◆ **What is being asked**
Your task is to repeat the lines below exactly, excluding any pictures they contain.
================
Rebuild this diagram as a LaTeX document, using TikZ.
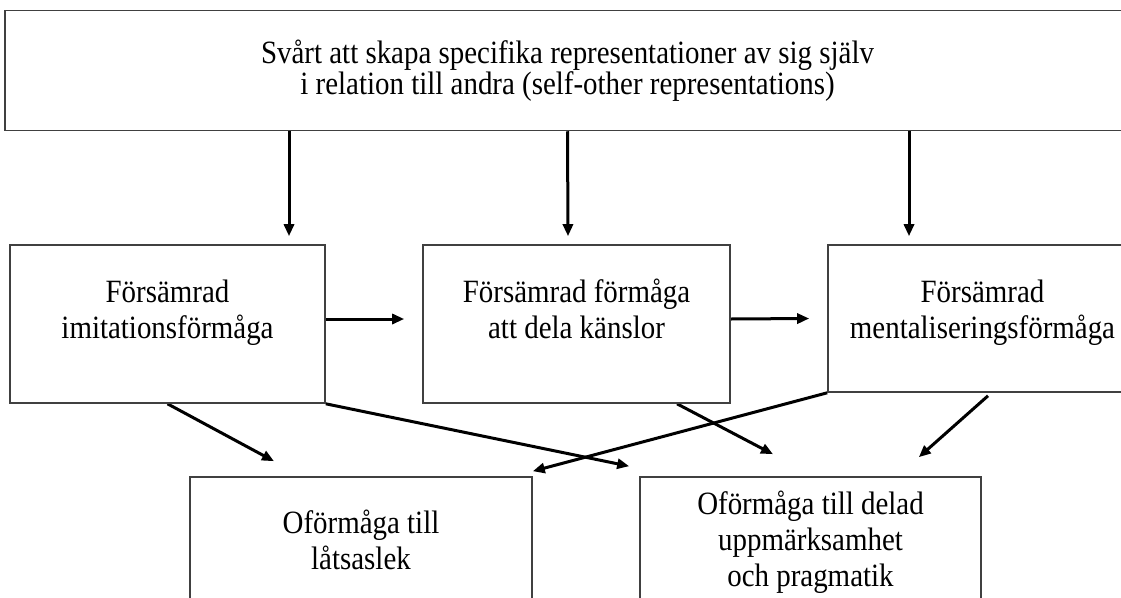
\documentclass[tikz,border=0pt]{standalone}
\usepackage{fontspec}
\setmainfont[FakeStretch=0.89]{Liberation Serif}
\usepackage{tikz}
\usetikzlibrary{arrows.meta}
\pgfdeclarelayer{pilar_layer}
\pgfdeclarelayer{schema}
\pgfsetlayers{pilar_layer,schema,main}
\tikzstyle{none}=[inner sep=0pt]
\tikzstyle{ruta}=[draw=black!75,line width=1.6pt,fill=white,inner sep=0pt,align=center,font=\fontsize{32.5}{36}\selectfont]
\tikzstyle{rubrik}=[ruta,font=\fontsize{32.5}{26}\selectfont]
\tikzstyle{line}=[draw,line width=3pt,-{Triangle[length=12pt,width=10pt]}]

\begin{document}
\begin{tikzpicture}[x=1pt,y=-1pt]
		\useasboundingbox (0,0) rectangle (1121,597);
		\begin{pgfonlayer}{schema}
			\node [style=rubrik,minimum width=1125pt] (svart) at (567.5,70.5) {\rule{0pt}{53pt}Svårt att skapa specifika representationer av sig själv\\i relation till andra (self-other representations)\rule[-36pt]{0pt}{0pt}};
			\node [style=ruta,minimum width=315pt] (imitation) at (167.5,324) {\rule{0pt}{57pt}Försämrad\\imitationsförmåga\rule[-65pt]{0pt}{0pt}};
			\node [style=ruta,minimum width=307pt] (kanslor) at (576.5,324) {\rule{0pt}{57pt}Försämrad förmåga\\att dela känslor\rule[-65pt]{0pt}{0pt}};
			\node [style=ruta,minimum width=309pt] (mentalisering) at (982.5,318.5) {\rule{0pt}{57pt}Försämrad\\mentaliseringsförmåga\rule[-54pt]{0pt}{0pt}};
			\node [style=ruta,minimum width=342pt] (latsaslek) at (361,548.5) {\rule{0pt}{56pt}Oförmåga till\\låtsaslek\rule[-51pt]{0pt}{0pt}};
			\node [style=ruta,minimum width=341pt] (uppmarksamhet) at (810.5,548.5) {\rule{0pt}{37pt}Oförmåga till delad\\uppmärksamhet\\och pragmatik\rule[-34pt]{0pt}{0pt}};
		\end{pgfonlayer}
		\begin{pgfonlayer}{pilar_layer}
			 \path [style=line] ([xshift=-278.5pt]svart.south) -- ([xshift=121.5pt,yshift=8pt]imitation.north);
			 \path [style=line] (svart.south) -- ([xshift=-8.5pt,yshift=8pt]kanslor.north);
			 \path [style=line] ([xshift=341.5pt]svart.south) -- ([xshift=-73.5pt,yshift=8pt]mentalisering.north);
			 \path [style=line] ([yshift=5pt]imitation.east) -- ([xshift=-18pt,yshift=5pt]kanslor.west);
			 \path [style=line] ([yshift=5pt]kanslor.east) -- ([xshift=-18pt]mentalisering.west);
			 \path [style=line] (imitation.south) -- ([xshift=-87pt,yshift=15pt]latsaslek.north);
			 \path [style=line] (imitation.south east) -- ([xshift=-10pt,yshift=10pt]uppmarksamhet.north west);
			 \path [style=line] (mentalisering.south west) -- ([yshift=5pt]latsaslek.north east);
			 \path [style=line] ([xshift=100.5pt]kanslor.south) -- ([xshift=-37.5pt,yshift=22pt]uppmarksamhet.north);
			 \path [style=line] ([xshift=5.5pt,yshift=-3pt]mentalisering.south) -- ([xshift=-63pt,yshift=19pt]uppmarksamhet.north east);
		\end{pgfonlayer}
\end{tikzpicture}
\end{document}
================
◆ **Result of the exercise**
Rebuild this diagram as a LaTeX document, using TikZ.
\documentclass[tikz,border=0pt]{standalone}
\usepackage{fontspec}
\setmainfont[FakeStretch=0.89]{Liberation Serif}
\usepackage{tikz}
\usetikzlibrary{arrows.meta}
\pgfdeclarelayer{pilar_layer}
\pgfdeclarelayer{schema}
\pgfsetlayers{pilar_layer,schema,main}
\tikzstyle{none}=[inner sep=0pt]
\tikzstyle{ruta}=[draw=black!75,line width=1.6pt,fill=white,inner sep=0pt,align=center,font=\fontsize{32.5}{36}\selectfont]
\tikzstyle{rubrik}=[ruta,font=\fontsize{32.5}{26}\selectfont]
\tikzstyle{line}=[draw,line width=3pt,-{Triangle[length=12pt,width=10pt]}]

\begin{document}
\begin{tikzpicture}[x=1pt,y=-1pt]
		\useasboundingbox (0,0) rectangle (1121,597);
		\begin{pgfonlayer}{schema}
			\node [style=rubrik,minimum width=1125pt] (svart) at (567.5,70.5) {\rule{0pt}{53pt}Svårt att skapa specifika representationer av sig själv\\i relation till andra (self-other representations)\rule[-36pt]{0pt}{0pt}};
			\node [style=ruta,minimum width=315pt] (imitation) at (167.5,324) {\rule{0pt}{57pt}Försämrad\\imitationsförmåga\rule[-65pt]{0pt}{0pt}};
			\node [style=ruta,minimum width=307pt] (kanslor) at (576.5,324) {\rule{0pt}{57pt}Försämrad förmåga\\att dela känslor\rule[-65pt]{0pt}{0pt}};
			\node [style=ruta,minimum width=309pt] (mentalisering) at (982.5,318.5) {\rule{0pt}{57pt}Försämrad\\mentaliseringsförmåga\rule[-54pt]{0pt}{0pt}};
			\node [style=ruta,minimum width=342pt] (latsaslek) at (361,548.5) {\rule{0pt}{56pt}Oförmåga till\\låtsaslek\rule[-51pt]{0pt}{0pt}};
			\node [style=ruta,minimum width=341pt] (uppmarksamhet) at (810.5,548.5) {\rule{0pt}{37pt}Oförmåga till delad\\uppmärksamhet\\och pragmatik\rule[-34pt]{0pt}{0pt}};
		\end{pgfonlayer}
		\begin{pgfonlayer}{pilar_layer}
			 \path [style=line] ([xshift=-278.5pt]svart.south) -- ([xshift=121.5pt,yshift=8pt]imitation.north);
			 \path [style=line] (svart.south) -- ([xshift=-8.5pt,yshift=8pt]kanslor.north);
			 \path [style=line] ([xshift=341.5pt]svart.south) -- ([xshift=-73.5pt,yshift=8pt]mentalisering.north);
			 \path [style=line] ([yshift=5pt]imitation.east) -- ([xshift=-18pt,yshift=5pt]kanslor.west);
			 \path [style=line] ([yshift=5pt]kanslor.east) -- ([xshift=-18pt]mentalisering.west);
			 \path [style=line] (imitation.south) -- ([xshift=-87pt,yshift=15pt]latsaslek.north);
			 \path [style=line] (imitation.south east) -- ([xshift=-10pt,yshift=10pt]uppmarksamhet.north west);
			 \path [style=line] (mentalisering.south west) -- ([yshift=5pt]latsaslek.north east);
			 \path [style=line] ([xshift=100.5pt]kanslor.south) -- ([xshift=-37.5pt,yshift=22pt]uppmarksamhet.north);
			 \path [style=line] ([xshift=5.5pt,yshift=-3pt]mentalisering.south) -- ([xshift=-63pt,yshift=19pt]uppmarksamhet.north east);
		\end{pgfonlayer}
\end{tikzpicture}
\end{document}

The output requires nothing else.